EXERCISE DESCRIPTION → Retype the opening lines of the data exactly, stopping after the line that contains "W, H = 800, 809". Skip every picture.

GIVEN DATA →
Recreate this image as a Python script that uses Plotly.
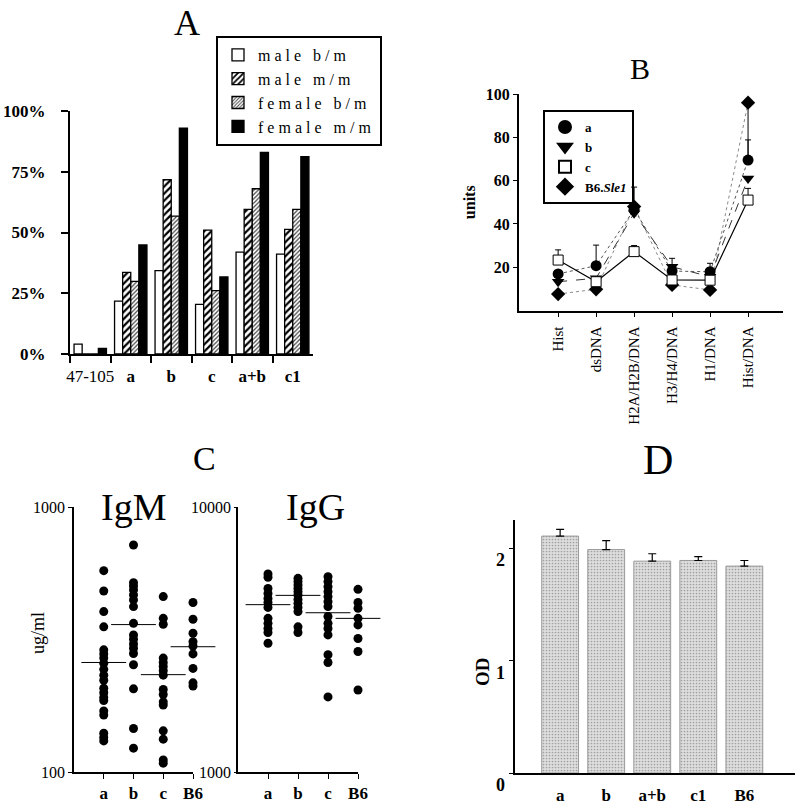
import plotly.graph_objects as go

SERIF = "Liberation Serif"
W, H = 800, 809

# ---------------- Panel A data ----------------
a_categories = ["47-105", "a", "b", "c", "a+b", "c1"]
a_ticktext = ["47-105", "<b>a</b>", "<b>b</b>", "<b>c</b>", "<b>a+b</b>", "<b>c1</b>"]
a_yticks = [0, 25, 50, 75, 100]
male_bm = [4.1, 21.8, 34.3, 20.4, 41.9, 41.1]
male_mm = [0, 33.6, 71.7, 51.0, 59.5, 51.3]
female_bm = [0, 29.9, 56.7, 26.1, 68.0, 59.5]
female_mm = [2.3, 44.9, 92.9, 31.7, 83.0, 81.2]

# ---------------- Panel B data ----------------
b_categories = ["Hist", "dsDNA", "H2A/H2B/DNA", "H3/H4/DNA", "H1/DNA", "Hist/DNA"]
b_yticks = [20, 40, 60, 80, 100]
b_a = [16.9, 20.7, 46.6, 18.2, 17.9, 69.5]
b_b = [13.3, 14.9, 44.9, 20.2, 15.6, 61.0]
b_c = [23.3, 13.3, 27.2, 14.1, 14.0, 51.0]
b_b6 = [7.6, 9.8, 48.0, 11.8, 9.5, 96.0]
b_a_err = [0, 9.5, 10.4, 5.9, 3.9, 9.3]
b_c_err = [4.7, 0, 2.8, 0, 0, 5.4]
b_b6_err_minus = [0, 0, 0, 0, 0, 26]

# ---------------- Panel C data ----------------
c_groups = ["a", "b", "c", "B6"]
igm_a = [575, 482, 403, 353, 289, 279, 269, 257, 244, 232, 222, 207, 199, 191, 186, 170, 164, 140, 135, 131]
igm_b = [719, 518, 503, 486, 466, 446, 421, 364, 329, 317, 304, 293, 280, 254, 206, 146, 123]
igm_c = [459, 380, 361, 269, 259, 250, 241, 232, 205, 196, 184, 179, 143, 133, 111, 108]
igm_b6 = [436, 377, 334, 310, 299, 279, 246, 217, 211]
igm_median = [259, 360, 233, 297]
igg_a = [5590, 5430, 4930, 4720, 4520, 4360, 4180, 3800, 3640, 3480, 3360, 3060]
igg_b = [5380, 5230, 5080, 4930, 4790, 4660, 4480, 4330, 4180, 4030, 3530, 3360]
igg_c = [5460, 5230, 5000, 4790, 4590, 4390, 4210, 3860, 3640, 3480, 3290, 2770, 2590, 1920]
igg_b6 = [4890, 4360, 4150, 3800, 3590, 3190, 2850, 2040]
igg_median = [4280, 4640, 3990, 3800]

# ---------------- Panel D data ----------------
d_categories = ["a", "b", "a+b", "c1", "B6"]
d_yticks = [0, 1, 2]
d_od = [2.107, 1.987, 1.884, 1.890, 1.840]
d_err = [0.059, 0.080, 0.066, 0.035, 0.050]


def xd(x0, x1):
    return [x0 / W, x1 / W]


def yd(ybot, ytop):
    return [1 - ybot / H, 1 - ytop / H]


def bold(items):
    return ["<b>%s</b>" % t for t in items]


def spaced(t):
    return '<span style="letter-spacing:4px">%s</span>' % t


fig = go.Figure()

# ---- Panel A bars ----
def bar(name, vals, color, pattern=None, line="black"):
    m = dict(color=color, line=dict(color=line, width=1.3))
    if pattern:
        m["pattern"] = pattern
    fig.add_trace(go.Bar(x=a_categories, y=vals, name=spaced(name), marker=m,
                         xaxis="x", yaxis="y", legend="legend"))

bar("male b/m", male_bm, "white")
bar("male m/m", male_mm, "white",
    dict(shape="/", fgcolor="black", bgcolor="white", size=5, solidity=0.45, fillmode="replace"))
bar("female b/m", female_bm, "white",
    dict(shape="/", fgcolor="#444", bgcolor="white", size=3, solidity=0.4, fillmode="replace"))
bar("female m/m", female_mm, "black")

# ---- Panel B lines ----
err_style = dict(type="data", symmetric=False, color="black", thickness=1, width=3)
fig.add_trace(go.Scatter(x=b_categories, y=b_b6, mode="lines+markers", showlegend=False,
                         line=dict(color="#8a8a8a", width=1, dash="dot"),
                         marker=dict(symbol="diamond", size=11, color="black"),
                         error_y=dict(err_style, array=[0] * 6, arrayminus=b_b6_err_minus, width=0),
                         xaxis="x2", yaxis="y2"))
fig.add_trace(go.Scatter(x=b_categories, y=b_b, mode="lines+markers", showlegend=False,
                         line=dict(color="#333", width=1, dash="dash"),
                         marker=dict(symbol="triangle-down", size=11, color="black"),
                         xaxis="x2", yaxis="y2"))
fig.add_trace(go.Scatter(x=b_categories, y=b_a, mode="lines+markers", showlegend=False,
                         line=dict(color="#555", width=1, dash="dot"),
                         marker=dict(symbol="circle", size=11, color="black"),
                         error_y=dict(err_style, array=b_a_err, arrayminus=[0] * 6),
                         xaxis="x2", yaxis="y2"))
fig.add_trace(go.Scatter(x=b_categories, y=b_c, mode="lines+markers", showlegend=False,
                         line=dict(color="black", width=1.2),
                         marker=dict(symbol="square", size=10, color="white", line=dict(color="black", width=1)),
                         error_y=dict(err_style, array=b_c_err, arrayminus=[0] * 6),
                         xaxis="x2", yaxis="y2"))
# legend-only entries for panel B
for nm, sym in [("a", "circle"), ("b", "triangle-down"),
                ("c", "square-open"), ("B6.<i>Sle1</i>", "diamond")]:
    fig.add_trace(go.Scatter(x=[None], y=[None], mode="markers", name="<b>%s</b>" % nm,
                             marker=dict(symbol=sym, size=10, color="black", line=dict(width=1, color="black")),
                             xaxis="x2", yaxis="y2", legend="legend2"))

# ---- Panel C dots ----
dot = dict(symbol="circle", size=9, color="black")
med = dict(symbol="line-ew", size=32, line=dict(color="black", width=1))
for g, vals in zip(c_groups, [igm_a, igm_b, igm_c, igm_b6]):
    fig.add_trace(go.Scatter(x=[g] * len(vals), y=vals, mode="markers", marker=dot, cliponaxis=False,
                             showlegend=False, xaxis="x3", yaxis="y3"))
fig.add_trace(go.Scatter(x=c_groups, y=igm_median, mode="markers", marker=med, cliponaxis=False,
                         showlegend=False, xaxis="x3", yaxis="y3"))
for g, vals in zip(c_groups, [igg_a, igg_b, igg_c, igg_b6]):
    fig.add_trace(go.Scatter(x=[g] * len(vals), y=vals, mode="markers", marker=dot, cliponaxis=False,
                             showlegend=False, xaxis="x4", yaxis="y4"))
fig.add_trace(go.Scatter(x=c_groups, y=igg_median, mode="markers", marker=med, cliponaxis=False,
                         showlegend=False, xaxis="x4", yaxis="y4"))

# ---- Panel D bars ----
fig.add_trace(go.Bar(x=d_categories, y=d_od, showlegend=False,
                     marker=dict(color="#d8d8d8", line=dict(color="#9a9a9a", width=1),
                                 pattern=dict(shape=".", fgcolor="#a0a0a0", bgcolor="#dedede",
                                              size=3, solidity=0.25, fillmode="replace")),
                     error_y=dict(type="data", symmetric=False, array=d_err, arrayminus=[0] * 5,
                                  color="black", thickness=1.2, width=4),
                     xaxis="x5", yaxis="y5"))

tf = lambda s: dict(family=SERIF, size=s, color="black")

layout = dict(
    width=W, height=H, margin=dict(l=0, r=0, t=0, b=0, pad=0, autoexpand=False),
    paper_bgcolor="white", plot_bgcolor="rgba(0,0,0,0)",
    barmode="group", bargap=0.2, bargroupgap=0,
    font=dict(family=SERIF, color="black"),
    # Panel A
    xaxis=dict(domain=xd(70, 313), anchor="y", type="category", range=[-0.5, 5.5],
               tickmode="array", tickvals=a_categories, ticktext=a_ticktext, tickangle=0,
               tickson="boundaries", ticks="outside", ticklen=7, tickwidth=2, tickcolor="black",
               showline=True, linecolor="black", linewidth=2, showgrid=False,
               tickfont=tf(17), ticklabelstandoff=6),
    yaxis=dict(domain=yd(354, 111), anchor="x", range=[0, 100],
               tickmode="array", tickvals=a_yticks, ticktext=bold(["%d%%" % v for v in a_yticks]),
               ticks="outside", ticklen=7,
               tickwidth=2, tickcolor="black", showline=True, linecolor="black", linewidth=2,
               showgrid=False, zeroline=False, tickfont=tf(17), ticklabelstandoff=12),
    # Panel B
    xaxis2=dict(domain=xd(519, 783), anchor="y2", type="category", range=[-1.03, 5.92],
                ticks="outside", ticklen=4, tickcolor="black", tickangle=-90,
                showline=True, linecolor="black", linewidth=2, showgrid=False,
                tickfont=tf(15), ticklabelstandoff=4),
    yaxis2=dict(domain=yd(310.5, 94), anchor="x2", range=[0, 100],
                tickmode="array", tickvals=b_yticks, ticktext=bold([str(v) for v in b_yticks]),
                ticks="outside", ticklen=4, tickcolor="black",
                showline=True, linecolor="black", linewidth=2, showgrid=False, zeroline=False,
                tickfont=tf(16),
                title=dict(text="<b>units</b>", font=tf(16), standoff=6)),
    # Panel C IgM
    xaxis3=dict(domain=xd(74, 193), anchor="y3", type="category", range=[-1, 3],
                ticks="outside", ticklen=5, tickcolor="black", showline=True, linecolor="black",
                linewidth=1.5, showgrid=False, tickfont=tf(17), tickangle=0,
                tickmode="array", tickvals=c_groups, ticktext=bold(c_groups)),
    yaxis3=dict(domain=yd(772, 507), anchor="x3", type="log", range=[2, 3],
                tickmode="array", tickvals=[100, 1000], ticktext=["100", "1000"],
                ticks="outside", ticklen=4,
                tickcolor="black", showline=True, linecolor="black", linewidth=1.5,
                showgrid=False, zeroline=False, tickfont=tf(16)),
    # Panel C IgG
    xaxis4=dict(domain=xd(238, 358), anchor="y4", type="category", range=[-1, 3],
                ticks="outside", ticklen=5, tickcolor="black", showline=True, linecolor="black",
                linewidth=1.5, showgrid=False, tickfont=tf(17), tickangle=0,
                tickmode="array", tickvals=c_groups, ticktext=bold(c_groups)),
    yaxis4=dict(domain=yd(772, 507), anchor="x4", type="log", range=[3, 4],
                tickmode="array", tickvals=[1000, 10000], ticktext=["1000", "10000"],
                ticks="outside", ticklen=2,
                tickcolor="black", showline=True, linecolor="black", linewidth=1.5,
                showgrid=False, zeroline=False, tickfont=tf(16)),
    # Panel D
    xaxis5=dict(domain=xd(515, 795), anchor="y5", type="category", range=[-0.98, 5.1],
                ticks="", showline=True, linecolor="black", linewidth=2, showgrid=False,
                tickfont=tf(17), ticklabelstandoff=6, tickangle=0,
                tickmode="array", tickvals=d_categories, ticktext=bold(d_categories)),
    yaxis5=dict(domain=yd(773, 520), anchor="x5", range=[0, 2.25],
                tickmode="array", tickvals=d_yticks, showticklabels=False,
                ticks="outside", ticklen=4, tickcolor="black",
                showline=True, linecolor="black", linewidth=2, showgrid=False, zeroline=False),
    legend=dict(x=216 / W, y=1 - 36 / H, xanchor="left", yanchor="top",
                bordercolor="black", borderwidth=2, bgcolor="white",
                font=tf(16), itemwidth=30, tracegroupgap=0),
    legend2=dict(x=543 / W, y=1 - 110 / H, xanchor="left", yanchor="top",
                 bordercolor="black", borderwidth=2, bgcolor="rgba(255,255,255,0)",
                 font=tf(13), itemwidth=30, tracegroupgap=0, itemsizing="constant"),
)
fig.update_layout(**layout)

# Panel D tick labels sit a little below their ticks, as in the original
for v in d_yticks:
    fig.add_annotation(text="<b>%d</b>" % v, xref="paper", yref="y5", x=500 / W, y=v,
                       yshift=-12, xanchor="center", yanchor="middle", showarrow=False,
                       font=tf(18))

def label(txt, x, y, size, bold_text=False, angle=0):
    fig.add_annotation(text=("<b>%s</b>" % txt) if bold_text else txt,
                       x=x / W, y=1 - y / H, xref="paper", yref="paper",
                       xanchor="center", yanchor="middle", textangle=angle,
                       showarrow=False, font=dict(family=SERIF, size=size, color="black"))

label("A", 187, 23, 36)
label("B", 640, 68, 30)
label("C", 204, 458, 34)
label("D", 658, 460, 42)
label("IgM", 133, 507, 38)
label("IgG", 315, 507, 38)
label("ug/ml", 38, 633, 18, angle=-90)
label("OD", 482, 672, 19, bold_text=True, angle=-90)

fig.write_html("out.html", config={"displayModeBar": False},
               post_script="document.body.style.margin='0';document.body.style.overflow='hidden';")
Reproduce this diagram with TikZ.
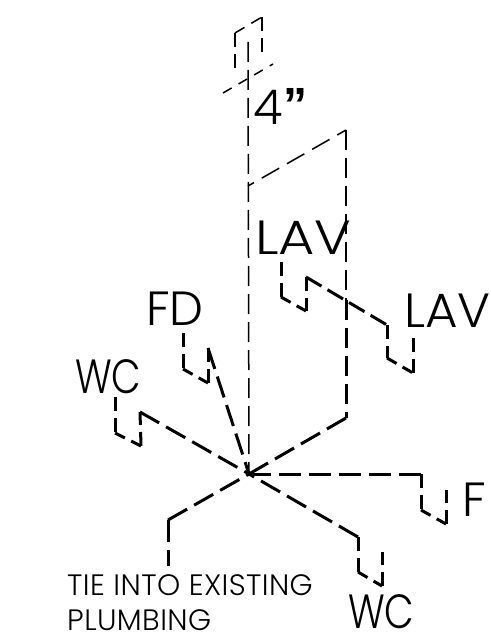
\documentclass[tikz,border=0pt]{standalone}
\usepackage{fontspec}
\setmainfont{Poppins}[UprightFont=* Light]
\newfontfamily\quotefont{Liberation Sans}[UprightFont=* Bold]
\newfontfamily\notefont{Poppins}[UprightFont=* Light,LetterSpace=1.4]
\tikzset{
  lab/.style={anchor=base west,inner sep=0pt,font=\fontsize{48}{48}\selectfont,text=black},
  note/.style={anchor=base west,inner sep=0pt,font=\fontsize{29.5}{29.5}\notefont,text=black},
  thinline/.style={draw=black,line width=1.5pt,dash pattern=on 20pt off 8pt},
  thickline/.style={draw=black,line width=3pt,dash pattern=on 22pt off 8pt},
  runline/.style={draw=black,line width=3pt,dash pattern=on 18pt off 7pt},
  legline/.style={draw=black,line width=3pt,dash pattern=on 14pt off 7pt},
  shortline/.style={draw=black,line width=3pt,dash pattern=on 11pt off 7pt},
  capline/.style={draw=black,line width=1.5pt,dash pattern=on 14pt off 7pt}
}
\begin{document}
\begin{tikzpicture}[x=1pt,y=-1pt]
\useasboundingbox (0,0) rectangle (490,636);
% hub and stack
\coordinate (hub) at (249,474);
\coordinate (stacktop) at (248,42);
\coordinate (stackjoin) at (248,186);
\coordinate (rise) at (346,130);
\coordinate (risemid) at (346,300);
\coordinate (risebase) at (346,418);
\draw[thinline] (stacktop) -- (hub);
\draw[thinline,dash pattern=on 20pt off 9pt,dash phase=10pt] (rise) -- (stackjoin);
\draw[thinline] (rise) -- (risemid);
\draw[thickline,dash pattern=on 20pt off 8pt] (risemid) -- (risebase);
\draw[thickline] (risebase) -- (hub);
% top cap
\coordinate (capa) at (235,68);
\coordinate (capb) at (235,33);
\coordinate (capc) at (262,17);
\coordinate (capd) at (262,52);
\coordinate (crossa) at (223,93);
\coordinate (crossb) at (273,64);
\draw[capline] (capb) -- (capa);
\draw[capline,dash pattern=on 11pt off 8pt] (capb) -- (capc);
\draw[capline] (capc) -- (capd);
\draw[thinline,dash pattern=on 10pt off 8pt] (crossa) -- (crossb);
% lavatories
\coordinate (la) at (281,262);
\coordinate (lb) at (281,297);
\coordinate (lc) at (306,311);
\coordinate (ld) at (306,277);
\coordinate (le) at (387,325);
\coordinate (lf) at (387,358);
\coordinate (lg) at (413,373);
\coordinate (lh) at (413,337);
\draw[legline] (la) -- (lb);
\draw[shortline] (lb) -- (lc);
\draw[legline] (ld) -- (lc);
\draw[runline] (ld) -- (le);
\draw[legline] (le) -- (lf);
\draw[shortline] (lf) -- (lg);
\draw[legline] (lg) -- (lh);
% floor drain
\coordinate (fa) at (183,333);
\coordinate (fb) at (183,369);
\coordinate (fc) at (208,383);
\coordinate (fd) at (208,348);
\draw[legline] (fa) -- (fb);
\draw[shortline] (fb) -- (fc);
\draw[legline] (fc) -- (fd);
\draw[thickline] (fd) -- (hub);
% left WC
\coordinate (wa) at (115,397);
\coordinate (wb) at (115,433);
\coordinate (wc) at (141,446);
\coordinate (wd) at (140,412);
\draw[legline] (wa) -- (wb);
\draw[shortline] (wb) -- (wc);
\draw[legline] (wc) -- (wd);
\draw[thickline] (wd) -- (hub);
% tie-in
\coordinate (ta) at (168,520);
\coordinate (tb) at (168,566);
\draw[thickline] (ta) -- (hub);
\draw[thickline] (ta) -- (tb);
% F
\coordinate (ra) at (421,474);
\coordinate (rb) at (421,510);
\coordinate (rc) at (446,524);
\coordinate (rd) at (446,490);
\draw[thickline] (ra) -- (hub);
\draw[legline] (ra) -- (rb);
\draw[shortline] (rb) -- (rc);
\draw[legline] (rc) -- (rd);
% lower WC
\coordinate (sa) at (358,537);
\coordinate (sb) at (358,572);
\coordinate (sc) at (382,586);
\coordinate (sd) at (382,552);
\draw[thickline] (sa) -- (hub);
\draw[legline] (sa) -- (sb);
\draw[shortline] (sb) -- (sc);
\draw[legline] (sc) -- (sd);
% labels
\node[lab] (pipe) at (253,125) {4\raisebox{3pt}{\quotefont\kern1pt”}};
\node[lab] (lav1) at (255,254) {\scalebox{1.16}[1]{LAV}};
\node[lab] (lav2) at (404,327) {\scalebox{1.04}[1]{LAV}};
\node[lab] (fdl) at (146,325) {FD};
\node[lab] (wcl) at (75,393) {\scalebox{.8}[1]{WC}};
\node[lab] (fl) at (462,516) {F};
\node[lab] (wcr) at (348,628) {\scalebox{.8}[1]{WC}};
\node[note] (tie) at (67,595) {TIE INTO EXISTING};
\node[note] (plb) at (67,630) {PLUMBING};
\end{tikzpicture}
\end{document}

SOLUTION TO THE EXERCISE →
Recreate this image as a Python script that uses Plotly.
import plotly.graph_objects as go

SERIF = "Liberation Serif"
W, H = 800, 809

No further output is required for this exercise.